Puis une communauté de pensée, ce n’est en rien une communauté d’affections et de contradiction positives, ce n’est pas cela qui nous fait grandir et être plus libre. Sans indépendance de pensée, il n’y a pas de liberté. Dans les systèmes communautaires, à force d’avoir la même vision des choses, on ne les voit plus que de profil et on finit par ne plus savoir les regarder en face.

« Parler de liberté n’a de sens qu’à condition que ce soit la liberté de dire aux gens ce qu’ils n’ont pas envie d’entendre »

Georges Orwell

La solitude tue

C’est cette brillante découverte que nous révélait, en novembre 2015, Robert Waldinger, le 4 e directeur de cette étude d’Harvard qui a, pendant 75 ans, observé la vie quotidienne de plus de 700 hommes. Tandis que ni la richesse, ni la célébrité, ne garantissent le bonheur, la qualité des relations sociales nous rendrait heureux, et pourrait même nous garder en bonne santé, aussi bien physiquement qu’intellectuellement. On a bien dit la « qualité » des relations, pas la quantité. La mauvaise qualité est comme la solitude, tout autant néfaste. Mieux vaut être seul en bonne compagnie qu’entouré d’opinions irraisonnées qui tiennent lieu d’idées. Cela peut vous conduire dans des communautés qui tuent tout autant que la solitude, si vous ne pensez pas par vous-même. Il y a des gens que vous voyez une heure par an et qui vous inspirent toute votre vie, d’autres qui vous asphyxient pour chaque minute passée en leur compagnie.

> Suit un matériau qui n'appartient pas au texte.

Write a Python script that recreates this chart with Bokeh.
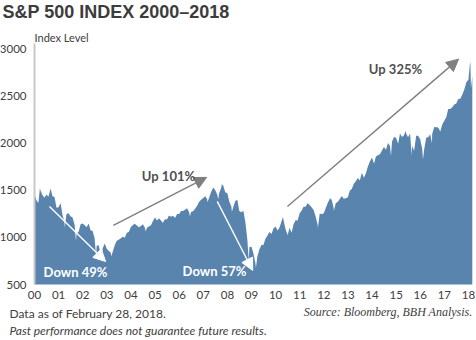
import pandas as pd
from bokeh.plotting import figure
from bokeh.models import Label, Arrow, NormalHead, ColumnDataSource
from bokeh.core.properties import value
from bokeh.embed import file_html
from bokeh.resources import INLINE

# ---------------- data ----------------
first_month_end = "2000-01-31"
monthly_close = [
    1394, 1366, 1499, 1452, 1421, 1455, 1431, 1518, 1437, 1429, 1315, 1320,  # 2000
    1366, 1240, 1160, 1249, 1256, 1224, 1211, 1134, 1041, 1060, 1139, 1148,  # 2001
    1130, 1107, 1147, 1077, 1067, 990, 912, 916, 815, 886, 936, 880,         # 2002
    856, 841, 848, 917, 964, 975, 990, 1008, 996, 1051, 1058, 1112,          # 2003
    1131, 1145, 1126, 1107, 1121, 1141, 1102, 1104, 1115, 1130, 1174, 1212,  # 2004
    1181, 1204, 1181, 1157, 1192, 1191, 1234, 1220, 1229, 1207, 1249, 1248,  # 2005
    1280, 1281, 1295, 1311, 1270, 1270, 1277, 1304, 1336, 1378, 1401, 1418,  # 2006
    1438, 1407, 1421, 1482, 1531, 1503, 1455, 1474, 1527, 1549, 1481, 1468,  # 2007
    1379, 1331, 1323, 1386, 1400, 1280, 1267, 1283, 1165, 969, 896, 903,     # 2008
    826, 735, 798, 873, 919, 919, 987, 1021, 1057, 1036, 1096, 1115,         # 2009
    1074, 1104, 1169, 1187, 1089, 1031, 1102, 1049, 1141, 1183, 1181, 1258,  # 2010
    1286, 1327, 1326, 1364, 1345, 1321, 1292, 1219, 1131, 1253, 1247, 1258,  # 2011
    1312, 1366, 1408, 1398, 1310, 1362, 1379, 1407, 1441, 1412, 1416, 1426,  # 2012
    1498, 1515, 1569, 1598, 1631, 1606, 1686, 1633, 1682, 1757, 1806, 1848,  # 2013
    1783, 1859, 1872, 1884, 1924, 1960, 1931, 2003, 1972, 2018, 2068, 2059,  # 2014
    1995, 2105, 2068, 2086, 2107, 2063, 2104, 1972, 1920, 2079, 2080, 2044,  # 2015
    1940, 1932, 2060, 2065, 2097, 2099, 2174, 2171, 2168, 2126, 2199, 2239,  # 2016
    2279, 2364, 2363, 2384, 2412, 2423, 2470, 2472, 2519, 2575, 2648, 2674,  # 2017
    2824, 2714,                                                              # 2018
]
extreme_dates = [
    "2000-01-03", "2000-03-24", "2000-09-01", "2001-04-04", "2001-09-21",
    "2002-07-23", "2002-10-09", "2003-03-11", "2004-08-12", "2006-06-13",
    "2007-03-05", "2007-08-15", "2007-10-09", "2008-03-10", "2008-11-20",
    "2009-03-09", "2010-04-23", "2010-07-02", "2011-10-03", "2012-04-02",
    "2012-06-01", "2014-10-15", "2015-05-21", "2015-08-25", "2016-02-11",
    "2016-06-27", "2018-01-26", "2018-02-08",
]
extreme_values = [
    1455, 1527, 1520, 1103, 966,
    797, 777, 800, 1064, 1224,
    1374, 1406, 1565, 1273, 752,
    677, 1217, 1022, 1099, 1419,
    1278, 1862, 2131, 1867, 1829,
    2000, 2872, 2581,
]
year_ticks = list(range(2000, 2019))
year_labels = ["00", "01", "02", "03", "04", "05", "06", "07", "08", "09",
               "10", "11", "12", "13", "14", "15", "16", "17", "18"]
level_ticks = [500, 1000, 1500, 2000, 2500, 3000]
level_labels = ["500", "1000", "1500", "2000", "2500", "3000"]

# annotations: (x_start, y_start, x_end, y_end) in years / index level
arrow_down_1 = (2000.62, 1329, 2002.95, 744)
arrow_up_1 = (2003.27, 1127, 2007.14, 1638)
arrow_down_2 = (2007.58, 1383, 2009.05, 649)
arrow_up_2 = (2010.49, 1329, 2017.59, 2894)

# ---------------- build ----------------
def dec_year(ts):
    days = 366 if ts.is_leap_year else 365
    return ts.year + (ts.dayofyear - 1) / days

month_dates = pd.date_range(start=first_month_end, periods=len(monthly_close),
                            freq=pd.offsets.MonthEnd())
df = pd.concat([
    pd.DataFrame({"date": month_dates, "value": monthly_close}),
    pd.DataFrame({"date": pd.to_datetime(extreme_dates), "value": extreme_values}),
]).sort_values("date").reset_index(drop=True)
df["x"] = [dec_year(d) for d in df["date"]]
src = ColumnDataSource(dict(x=df["x"].tolist(), y=df["value"].tolist()))

# The frame spans the whole canvas so that texts outside the data region are
# not clipped; the data region sits at these pixel edges.
W, H = 476, 340
PL, PR, PT, PB = 34, 474, 43, 284
X0, X1 = 2000.0, 2018.25
Y0, Y1 = 500, 3060
xpp = (X1 - X0) / (PR - PL)
ypp = (Y1 - Y0) / (PB - PT)
x_range = (X0 - PL * xpp, X1 + (W - PR) * xpp)
y_range = (Y0 - (H - PB) * ypp, Y1 + PT * ypp)

p = figure(width=W, height=H, output_backend="svg", toolbar_location=None,
           x_range=x_range, y_range=y_range, min_border=0,
           background_fill_color="white", border_fill_color="white")
p.title.visible = False
p.xaxis.visible = False
p.yaxis.visible = False
p.outline_line_color = None
p.grid.visible = False

TXT = "#404040"
FONT = "Lato"

p.varea(x="x", y1=Y0, y2="y", source=src, fill_color="#5884ae")

# y axis line
p.segment(x0=[X0], y0=[Y0], x1=[X0], y1=[Y1], line_color="#c8c8c8", line_width=2)

# tick labels
p.text(x=year_ticks, y=[Y0] * len(year_ticks), text=year_labels,
       y_offset=10, text_align="center", text_baseline="middle",
       text_font=value(FONT), text_font_size="11.5px", text_color=TXT)
p.text(x=[X0] * len(level_ticks), y=level_ticks, text=level_labels,
       x_offset=-8, text_align="right", text_baseline="middle",
       text_font=value(FONT), text_font_size="11.5px", text_color=TXT)

def add_arrow(coords, color, size):
    xs, ys, xe, ye = coords
    p.add_layout(Arrow(x_start=xs, y_start=ys, x_end=xe, y_end=ye,
                       line_color=color, line_width=1.4,
                       end=NormalHead(size=size, fill_color=color,
                                      line_color=color)))

add_arrow(arrow_down_1, "white", 12)
add_arrow(arrow_up_1, "#7f7f7f", 12)
add_arrow(arrow_down_2, "white", 12)
add_arrow(arrow_up_2, "#7f7f7f", 12)

def screen_label(text, px, py, size, color=TXT, font=FONT, style="normal",
                 align="left"):
    p.add_layout(Label(x=px, y=H - py, x_units="screen", y_units="screen",
                       text=text, text_font=font, text_font_size=size,
                       text_color=color, text_font_style=style,
                       text_align=align, text_baseline="middle"))

screen_label("S&P 500 INDEX 2000\u20132018", 2, 11, "18px", color="#3c3c3c",
             font="Liberation Sans", style="bold")
screen_label("Index Level", 34, 37, "11px")
screen_label("Down 49%", 75, 271, "13px", color="white", style="bold", align="center")
screen_label("Up 101%", 168, 175, "13px", color="#505050", style="bold", align="center")
screen_label("Down 57%", 214, 270, "13px", color="white", style="bold", align="center")
screen_label("Up 325%", 395, 68, "13px", color="#505050", style="bold", align="center")
screen_label("Data as of February 28, 2018.", 9, 313, "12px")
screen_label("Past performance does not guarantee future results.", 9, 330,
             "12px", style="italic")
screen_label("Source: Bloomberg, BBH Analysis.", 472, 311, "12px",
             font="Liberation Serif", style="italic", align="right")

open("out.html", "w").write(file_html(p, INLINE))
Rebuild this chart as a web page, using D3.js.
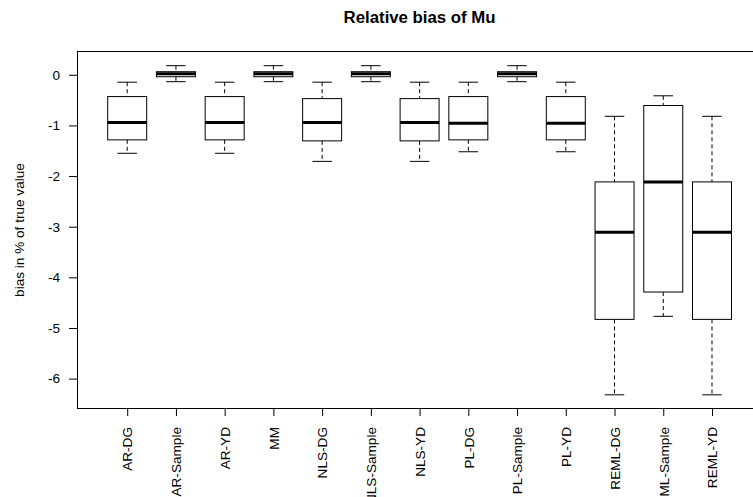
<!DOCTYPE html>
<html>
<head>
<meta charset="utf-8">
<script src="https://cdn.jsdelivr.net/npm/d3@7"></script>
<style>
    html, body { margin: 0; padding: 0; background: #fff; }
    svg { display: block; font-family: "Liberation Sans", Arial, sans-serif; }
</style>
</head>
<body>
<svg id="canvas" width="753" height="497"></svg>
<script>
// data
var categories = ["AR-DG", "AR-Sample", "AR-YD", "MM", "NLS-DG", "NLS-Sample", "NLS-YD",
                  "PL-DG", "PL-Sample", "PL-YD", "REML-DG", "REML-Sample", "REML-YD"];
var whiskerLow  = [-1.55, -0.136, -1.55, -0.136, -1.71, -0.136, -1.71, -1.52, -0.136, -1.52, -6.32, -4.77, -6.32];
var lowerQuart  = [-1.285, -0.038, -1.285, -0.038, -1.305, -0.038, -1.305, -1.285, -0.038, -1.285, -4.83, -4.29, -4.83];
var medians     = [-0.94, 0.022, -0.94, 0.022, -0.94, 0.022, -0.94, -0.956, 0.022, -0.956, -3.11, -2.115, -3.11];
var upperQuart  = [-0.43, 0.061, -0.43, 0.061, -0.47, 0.061, -0.47, -0.43, 0.061, -0.43, -2.115, -0.607, -2.115];
var whiskerHigh = [-0.146, 0.18, -0.146, 0.18, -0.146, 0.18, -0.146, -0.146, 0.18, -0.146, -0.82, -0.415, -0.82];
var yTicks = [0, -1, -2, -3, -4, -5, -6];

var chartTitle = "Relative bias of Mu",
    yTitle = "bias in % of true value";

var boxes = categories.map(function(c, i) {
    return { name: c, pos: i + 1, lo: whiskerLow[i], q1: lowerQuart[i],
             med: medians[i], q3: upperQuart[i], hi: whiskerHigh[i] };
});

// plot region (R style: 4% padding around the data range)
var plotLeft = 77.5, plotRight = 761.7, plotTop = 51.5, plotBottom = 408.5,
    n = categories.length,
    xPad = n * 0.04;

var x = d3.scaleLinear().domain([0.5 - xPad, n + 0.5 + xPad]).range([plotLeft, plotRight]),
    y = d3.scaleLinear().domain([-6.59, 0.46]).range([plotBottom, plotTop]);

var step = x(2) - x(1),
    boxW = step * 0.8,
    capW = boxW * 0.5;

var svg = d3.select('#canvas'),
    fontSize = 13.6;

// title
svg.append('text')
    .attr('x', (plotLeft + plotRight) / 2)
    .attr('y', 23)
    .attr('text-anchor', 'middle')
    .style('font-weight', 'bold')
    .style('font-size', '16.8px')
    .text(chartTitle);

// y axis title
svg.append('text')
    .attr('transform', 'translate(19,' + (plotTop + plotBottom) / 2 + ') rotate(-90)')
    .attr('text-anchor', 'middle')
    .attr('dy', '0.35em')
    .style('font-size', fontSize + 'px')
    .text(yTitle);

// y axis (plain hyphen minus, like R)
var yAxis = svg.append('g')
    .attr('transform', 'translate(' + plotLeft + ',0)')
    .call(d3.axisLeft(y).tickValues(yTicks).tickSize(8.5).tickPadding(9)
        .tickFormat(function(d) { return String(d); }));
yAxis.select('.domain').remove();
yAxis.selectAll('text').style('font-size', fontSize + 'px').attr('fill', '#000')
    .style('font-family', 'inherit');
yAxis.selectAll('line').attr('stroke', '#000');

// x axis
var xAxis = svg.append('g')
    .attr('transform', 'translate(0,' + plotBottom + ')')
    .call(d3.axisBottom(x).tickValues(d3.range(1, n + 1)).tickSize(7.5)
        .tickFormat(function(d) { return categories[d - 1]; }));
xAxis.select('.domain').remove();
xAxis.selectAll('line').attr('stroke', '#000');
xAxis.selectAll('text')
    .style('font-size', fontSize + 'px')
    .style('font-family', 'inherit')
    .attr('fill', '#000')
    .attr('text-anchor', 'end')
    .attr('x', 0)
    .attr('y', 0)
    .attr('dy', '0.35em')
    .attr('transform', 'translate(0,18.5) rotate(-90)');

// boxes
var g = svg.append('g').attr('class', 'boxes')
    .selectAll('g').data(boxes).enter().append('g');

// whiskers, dashed
g.append('line')
    .attr('x1', function(d) { return x(d.pos); })
    .attr('x2', function(d) { return x(d.pos); })
    .attr('y1', function(d) { return y(d.hi); })
    .attr('y2', function(d) { return y(d.q3); })
    .attr('stroke', '#000').attr('stroke-dasharray', '4,3');
g.append('line')
    .attr('x1', function(d) { return x(d.pos); })
    .attr('x2', function(d) { return x(d.pos); })
    .attr('y1', function(d) { return y(d.q1); })
    .attr('y2', function(d) { return y(d.lo); })
    .attr('stroke', '#000').attr('stroke-dasharray', '4,3');

// staples
['hi', 'lo'].forEach(function(k) {
    g.append('line')
        .attr('x1', function(d) { return x(d.pos) - capW / 2; })
        .attr('x2', function(d) { return x(d.pos) + capW / 2; })
        .attr('y1', function(d) { return y(d[k]); })
        .attr('y2', function(d) { return y(d[k]); })
        .attr('stroke', '#000');
});

// box
g.append('rect')
    .attr('x', function(d) { return x(d.pos) - boxW / 2; })
    .attr('y', function(d) { return y(d.q3); })
    .attr('width', boxW)
    .attr('height', function(d) { return y(d.q1) - y(d.q3); })
    .attr('fill', '#fff')
    .attr('stroke', '#000');

// median
g.append('line')
    .attr('x1', function(d) { return x(d.pos) - boxW / 2; })
    .attr('x2', function(d) { return x(d.pos) + boxW / 2; })
    .attr('y1', function(d) { return y(d.med); })
    .attr('y2', function(d) { return y(d.med); })
    .attr('stroke', '#000')
    .attr('stroke-width', 3);

// frame
svg.append('rect')
    .attr('x', plotLeft).attr('y', plotTop)
    .attr('width', plotRight - plotLeft).attr('height', plotBottom - plotTop)
    .attr('fill', 'none').attr('stroke', '#000');
</script>
</body>
</html>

Dans « fin de partie », tout n’est qu’asphyxie et solitude, l’un et l’autre mêlés jusqu’à ne plus savoir ce qui est pire. Est-ce que Beckett ne considérait la vie que comme une longue tragédie que seul le rire allégeait ? Le rire de Becket est en tous cas ironique, il a l’élégance d’une distanciation à double sens avec le désespoir. Mais même fin de partie n’est pas une pièce exempte d’amour et de tendresse et l’on sent que là, seulement là, réside encore un peu d’air. Harvard n’a rien démontré de plus qu’une vieille sagesse ne connaissait, il y a près de 2000 ans.

« Toute notre félicité et notre misère dépendent de la qualité de l’objet que nous aimons » … « Ce qui trouble les hommes, ce ne sont pas les choses, ce sont les jugements qu’ils portent sur les choses »

Epictète

Nous ne possédons réellement de pouvoir que sur nos jugements, nos sentiments, nos opinions. Si nous jugeons sereinement, nous pouvons avoir des relations épanouissantes avec les autres. Sauf qu’à partir du moment où nous laissons les autres forger nos opinions, nous ne possédons plus rien. Dans la pièce de Beckett, il est dit « « Toute la vie les mêmes questions, les mêmes réponses.» et « C’est comme la bonne histoire qu’on nous raconte trop souvent, nous la trouvons toujours bonne, mais nous n’en rions plus. »

Fin de partie - Beckett
Fin de partie

J’ai du mal à rire des faiblesses humaines, en ce début d’automne triste. Je ne suis même pas sûre de trouver l’histoire bonne. Cette faiblesse des esprits soumis, qui se croient libres de leurs opinions et qui nient la liberté des autres. Ce sont les plus dangereux, car ils chercheront toujours, à tous prix et par la force, à faire taire ceux qu’ils n’ont pas le courage d’entendre, tout bardés qu’ils sont des fers de leur consentement, qui limitent leur champ de raisonnement. Le 21e siècle voit renaître trop d’idéologies mortifères.

Le ciel est bas et lourd, l’avenir nuageux, les augures sinistres. Au milieu de tout cela, je veux encore chanter la vie. Je sais, aujourd’hui, comme demain, toujours m’émerveiller du soleil se fragmentant en mille couleurs dorés sur les feuilles et de la main qui tient la mienne. J’aime la vie, et parce que si « la fin est dans le commencement », chaque jour est un cadeau de plus. Pour le temps que cela durera, car même la fin peut finir, j’en ai fini avec « fin de partie ». Je sors de la pièce, je veux jouer un autre air.

L’homme libre ne pense à rien moins qu’à la mort et sa sagesse est une méditation non de la mort mais de la vie.